Recovering genomics clusters of secondary metabolites from lakes using genome-resolved metagenomics
(2018)
Metagenomic approaches became increasingly popular in the past decades due to decreasing costs of DNA sequencing and bioinformatics development. So far, however, the recovery of long genes coding for secondary metabolites still represents a big challenge. Often, the quality of metagenome assemblies is poor, especially in environments with a high microbial diversity where sequence coverage is low and complexity of natural communities high. Recently, new and improved algorithms for binning environmental reads and contigs have been developed to overcome such limitations. Some of these algorithms use a similarity detection approach to classify the obtained reads into taxonomical units and to assemble draft genomes. This approach, however, is quite limited since it can classify exclusively sequences similar to those available (and well classified) in the databases. In this work, we used draft genomes from Lake Stechlin, north-eastern Germany, recovered by MetaBat, an efficient binning tool that integrates empirical probabilistic distances of genome abundance, and tetranucleotide frequency for accurate metagenome binning. These genomes were screened for secondary metabolism genes, such as polyketide synthases (PKS) and non-ribosomal peptide synthases (NRPS), using the Anti-SMASH and NAPDOS workflows.
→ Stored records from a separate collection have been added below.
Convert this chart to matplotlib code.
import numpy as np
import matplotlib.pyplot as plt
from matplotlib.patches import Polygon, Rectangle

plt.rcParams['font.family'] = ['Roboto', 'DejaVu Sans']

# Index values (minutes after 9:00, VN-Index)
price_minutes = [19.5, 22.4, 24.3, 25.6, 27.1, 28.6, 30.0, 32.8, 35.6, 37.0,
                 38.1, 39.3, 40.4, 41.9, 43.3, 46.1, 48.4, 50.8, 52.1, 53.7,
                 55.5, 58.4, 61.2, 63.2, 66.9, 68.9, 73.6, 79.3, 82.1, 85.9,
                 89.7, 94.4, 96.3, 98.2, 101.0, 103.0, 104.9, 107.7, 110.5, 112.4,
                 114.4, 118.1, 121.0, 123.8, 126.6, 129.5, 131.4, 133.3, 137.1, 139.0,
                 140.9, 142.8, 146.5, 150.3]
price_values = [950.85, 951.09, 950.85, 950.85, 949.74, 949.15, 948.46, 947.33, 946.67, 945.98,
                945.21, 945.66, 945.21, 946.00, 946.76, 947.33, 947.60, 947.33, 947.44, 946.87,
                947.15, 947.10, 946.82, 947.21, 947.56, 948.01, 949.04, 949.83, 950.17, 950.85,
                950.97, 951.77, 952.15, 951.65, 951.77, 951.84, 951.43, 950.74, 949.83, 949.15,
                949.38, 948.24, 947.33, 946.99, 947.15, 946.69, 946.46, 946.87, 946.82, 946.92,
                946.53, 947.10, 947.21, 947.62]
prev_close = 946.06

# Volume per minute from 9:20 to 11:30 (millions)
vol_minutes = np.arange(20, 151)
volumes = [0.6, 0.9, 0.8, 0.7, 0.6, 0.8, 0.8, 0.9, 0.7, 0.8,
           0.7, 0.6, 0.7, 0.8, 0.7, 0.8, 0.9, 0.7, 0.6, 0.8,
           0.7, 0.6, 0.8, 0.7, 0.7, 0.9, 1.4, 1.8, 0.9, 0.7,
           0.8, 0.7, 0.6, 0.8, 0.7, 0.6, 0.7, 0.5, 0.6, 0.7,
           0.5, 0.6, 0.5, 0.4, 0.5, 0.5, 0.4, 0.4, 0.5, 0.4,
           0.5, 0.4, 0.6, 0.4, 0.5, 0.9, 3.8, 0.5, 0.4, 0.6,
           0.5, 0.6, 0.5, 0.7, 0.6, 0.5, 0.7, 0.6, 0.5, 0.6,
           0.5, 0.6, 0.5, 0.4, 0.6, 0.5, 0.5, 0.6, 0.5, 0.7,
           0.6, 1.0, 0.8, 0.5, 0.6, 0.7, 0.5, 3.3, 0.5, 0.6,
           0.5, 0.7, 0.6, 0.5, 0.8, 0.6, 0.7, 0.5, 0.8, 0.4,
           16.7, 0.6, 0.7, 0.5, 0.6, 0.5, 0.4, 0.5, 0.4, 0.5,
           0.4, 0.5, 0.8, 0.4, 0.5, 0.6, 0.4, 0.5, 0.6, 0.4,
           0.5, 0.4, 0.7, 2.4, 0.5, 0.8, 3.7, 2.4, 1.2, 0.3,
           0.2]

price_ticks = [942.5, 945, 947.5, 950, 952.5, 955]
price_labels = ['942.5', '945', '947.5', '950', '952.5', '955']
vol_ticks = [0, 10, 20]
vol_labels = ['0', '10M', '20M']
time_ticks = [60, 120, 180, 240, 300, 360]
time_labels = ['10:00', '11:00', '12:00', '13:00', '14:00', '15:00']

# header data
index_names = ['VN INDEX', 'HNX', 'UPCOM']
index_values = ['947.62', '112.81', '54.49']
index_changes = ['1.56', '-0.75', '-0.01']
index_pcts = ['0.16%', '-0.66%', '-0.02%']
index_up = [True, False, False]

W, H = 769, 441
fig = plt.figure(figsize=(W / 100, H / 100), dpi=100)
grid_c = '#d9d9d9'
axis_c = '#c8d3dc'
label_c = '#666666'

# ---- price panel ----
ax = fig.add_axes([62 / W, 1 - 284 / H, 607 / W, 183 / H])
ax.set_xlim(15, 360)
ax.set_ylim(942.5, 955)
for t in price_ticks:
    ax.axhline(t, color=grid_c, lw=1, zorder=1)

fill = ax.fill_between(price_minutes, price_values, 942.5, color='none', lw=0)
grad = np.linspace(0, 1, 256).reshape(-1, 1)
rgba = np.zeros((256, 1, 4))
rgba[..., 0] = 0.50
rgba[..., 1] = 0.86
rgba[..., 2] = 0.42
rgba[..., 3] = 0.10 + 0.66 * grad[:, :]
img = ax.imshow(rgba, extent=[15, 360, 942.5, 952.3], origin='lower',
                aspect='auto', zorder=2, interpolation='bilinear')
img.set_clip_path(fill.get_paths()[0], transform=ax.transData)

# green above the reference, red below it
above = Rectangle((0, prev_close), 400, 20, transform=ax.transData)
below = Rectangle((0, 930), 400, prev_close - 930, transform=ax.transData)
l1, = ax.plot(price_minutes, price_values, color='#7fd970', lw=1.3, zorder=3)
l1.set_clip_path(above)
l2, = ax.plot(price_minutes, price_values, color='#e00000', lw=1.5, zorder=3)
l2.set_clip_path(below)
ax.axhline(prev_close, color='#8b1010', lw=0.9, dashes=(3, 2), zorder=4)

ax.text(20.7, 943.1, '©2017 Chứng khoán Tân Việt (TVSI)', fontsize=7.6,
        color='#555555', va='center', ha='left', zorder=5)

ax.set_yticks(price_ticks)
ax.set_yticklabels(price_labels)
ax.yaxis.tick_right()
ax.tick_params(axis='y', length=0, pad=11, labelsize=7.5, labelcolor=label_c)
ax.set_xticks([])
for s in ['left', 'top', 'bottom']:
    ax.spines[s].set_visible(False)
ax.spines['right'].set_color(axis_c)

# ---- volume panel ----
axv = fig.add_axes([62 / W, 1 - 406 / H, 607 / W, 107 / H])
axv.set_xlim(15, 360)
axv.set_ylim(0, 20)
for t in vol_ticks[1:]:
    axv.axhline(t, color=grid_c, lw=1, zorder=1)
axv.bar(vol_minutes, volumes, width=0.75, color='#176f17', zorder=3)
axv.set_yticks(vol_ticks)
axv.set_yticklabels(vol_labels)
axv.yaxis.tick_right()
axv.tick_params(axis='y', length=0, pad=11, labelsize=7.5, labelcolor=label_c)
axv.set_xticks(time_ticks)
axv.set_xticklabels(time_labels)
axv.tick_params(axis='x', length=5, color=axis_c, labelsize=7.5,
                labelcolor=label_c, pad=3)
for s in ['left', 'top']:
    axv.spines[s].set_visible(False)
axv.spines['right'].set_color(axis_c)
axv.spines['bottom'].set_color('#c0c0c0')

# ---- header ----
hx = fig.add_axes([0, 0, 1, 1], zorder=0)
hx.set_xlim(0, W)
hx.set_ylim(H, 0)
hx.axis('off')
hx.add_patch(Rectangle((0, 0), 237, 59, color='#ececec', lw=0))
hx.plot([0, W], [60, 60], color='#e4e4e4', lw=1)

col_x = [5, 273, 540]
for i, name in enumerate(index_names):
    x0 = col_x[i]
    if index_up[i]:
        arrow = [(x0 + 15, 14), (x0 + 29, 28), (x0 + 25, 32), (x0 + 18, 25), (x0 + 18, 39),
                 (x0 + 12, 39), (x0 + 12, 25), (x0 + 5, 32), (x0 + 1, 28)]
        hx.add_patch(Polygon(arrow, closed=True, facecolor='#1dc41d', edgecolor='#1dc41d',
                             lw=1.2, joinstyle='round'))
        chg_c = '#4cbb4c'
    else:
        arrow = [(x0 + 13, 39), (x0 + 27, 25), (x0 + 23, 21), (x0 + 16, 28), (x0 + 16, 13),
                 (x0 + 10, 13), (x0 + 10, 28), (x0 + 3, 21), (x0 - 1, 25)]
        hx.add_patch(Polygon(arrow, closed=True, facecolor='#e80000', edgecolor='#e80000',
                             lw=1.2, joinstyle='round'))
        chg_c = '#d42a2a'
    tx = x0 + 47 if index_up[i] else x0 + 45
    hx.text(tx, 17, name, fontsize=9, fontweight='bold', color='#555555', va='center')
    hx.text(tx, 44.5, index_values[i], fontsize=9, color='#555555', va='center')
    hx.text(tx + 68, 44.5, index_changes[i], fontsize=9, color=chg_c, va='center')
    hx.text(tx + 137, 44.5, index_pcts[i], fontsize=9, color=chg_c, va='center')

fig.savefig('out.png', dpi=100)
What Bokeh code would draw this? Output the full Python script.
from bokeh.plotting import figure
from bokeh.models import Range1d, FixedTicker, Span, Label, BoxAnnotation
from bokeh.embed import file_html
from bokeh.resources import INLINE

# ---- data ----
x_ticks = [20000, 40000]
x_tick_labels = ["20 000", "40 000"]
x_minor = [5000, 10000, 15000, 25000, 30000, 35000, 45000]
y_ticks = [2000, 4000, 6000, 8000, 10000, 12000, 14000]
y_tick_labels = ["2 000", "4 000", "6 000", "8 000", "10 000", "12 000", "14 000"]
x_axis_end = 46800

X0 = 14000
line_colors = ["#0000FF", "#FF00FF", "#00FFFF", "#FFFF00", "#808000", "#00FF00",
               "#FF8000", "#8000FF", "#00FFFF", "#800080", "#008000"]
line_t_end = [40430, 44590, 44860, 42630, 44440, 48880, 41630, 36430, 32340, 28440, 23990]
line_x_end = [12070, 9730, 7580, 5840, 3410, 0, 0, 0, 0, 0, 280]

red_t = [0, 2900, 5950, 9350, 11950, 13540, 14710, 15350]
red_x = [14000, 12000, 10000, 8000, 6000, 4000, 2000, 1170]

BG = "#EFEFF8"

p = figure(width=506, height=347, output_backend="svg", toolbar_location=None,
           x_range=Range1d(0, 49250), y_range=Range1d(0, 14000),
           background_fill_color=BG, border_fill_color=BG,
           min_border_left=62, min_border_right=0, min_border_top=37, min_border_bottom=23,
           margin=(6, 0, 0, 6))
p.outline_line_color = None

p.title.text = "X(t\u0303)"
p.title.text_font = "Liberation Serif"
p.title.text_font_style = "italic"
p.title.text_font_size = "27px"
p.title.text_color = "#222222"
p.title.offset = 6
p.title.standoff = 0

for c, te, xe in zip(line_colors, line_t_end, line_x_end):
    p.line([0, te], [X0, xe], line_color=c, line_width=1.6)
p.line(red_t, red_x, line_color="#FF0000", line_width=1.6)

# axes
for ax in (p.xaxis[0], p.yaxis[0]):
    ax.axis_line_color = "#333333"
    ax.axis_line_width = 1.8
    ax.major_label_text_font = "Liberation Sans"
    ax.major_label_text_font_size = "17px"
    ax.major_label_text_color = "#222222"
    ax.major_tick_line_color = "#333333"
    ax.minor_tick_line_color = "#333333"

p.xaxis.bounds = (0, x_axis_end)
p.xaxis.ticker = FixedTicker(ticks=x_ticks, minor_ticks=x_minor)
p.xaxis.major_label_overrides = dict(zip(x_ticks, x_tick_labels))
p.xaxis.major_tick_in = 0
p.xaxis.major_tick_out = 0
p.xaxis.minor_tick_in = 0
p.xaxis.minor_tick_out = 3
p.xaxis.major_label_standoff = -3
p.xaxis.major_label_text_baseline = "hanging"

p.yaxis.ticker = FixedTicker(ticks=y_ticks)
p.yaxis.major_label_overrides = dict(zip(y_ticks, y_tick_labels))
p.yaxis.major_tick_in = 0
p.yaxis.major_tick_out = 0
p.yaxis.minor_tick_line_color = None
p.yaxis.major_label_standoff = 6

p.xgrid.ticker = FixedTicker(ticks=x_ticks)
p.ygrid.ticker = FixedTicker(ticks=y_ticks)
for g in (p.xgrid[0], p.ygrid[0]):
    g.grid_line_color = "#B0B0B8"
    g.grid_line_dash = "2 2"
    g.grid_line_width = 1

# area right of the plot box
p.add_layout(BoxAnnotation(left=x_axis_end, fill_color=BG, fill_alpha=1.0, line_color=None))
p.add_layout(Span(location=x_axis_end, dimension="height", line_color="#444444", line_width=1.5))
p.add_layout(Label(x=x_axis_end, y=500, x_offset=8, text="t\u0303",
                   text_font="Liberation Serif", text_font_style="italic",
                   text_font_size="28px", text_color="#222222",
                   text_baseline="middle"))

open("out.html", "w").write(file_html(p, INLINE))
With this approach we were able to identify 243 secondary metabolite clusters from 121 genomes recovered from our lake samples. A total of 18 NRPS, 19 PKS, and 3 hybrid PKS/NRPS clusters were found. In addition, it was possible to predict the partial structure of several secondary metabolite clusters allowing for taxonomical classifications and phylogenetic inferences. Our approach revealed a high potential to recover and study secondary metabolites genes from any aquatic ecosystem.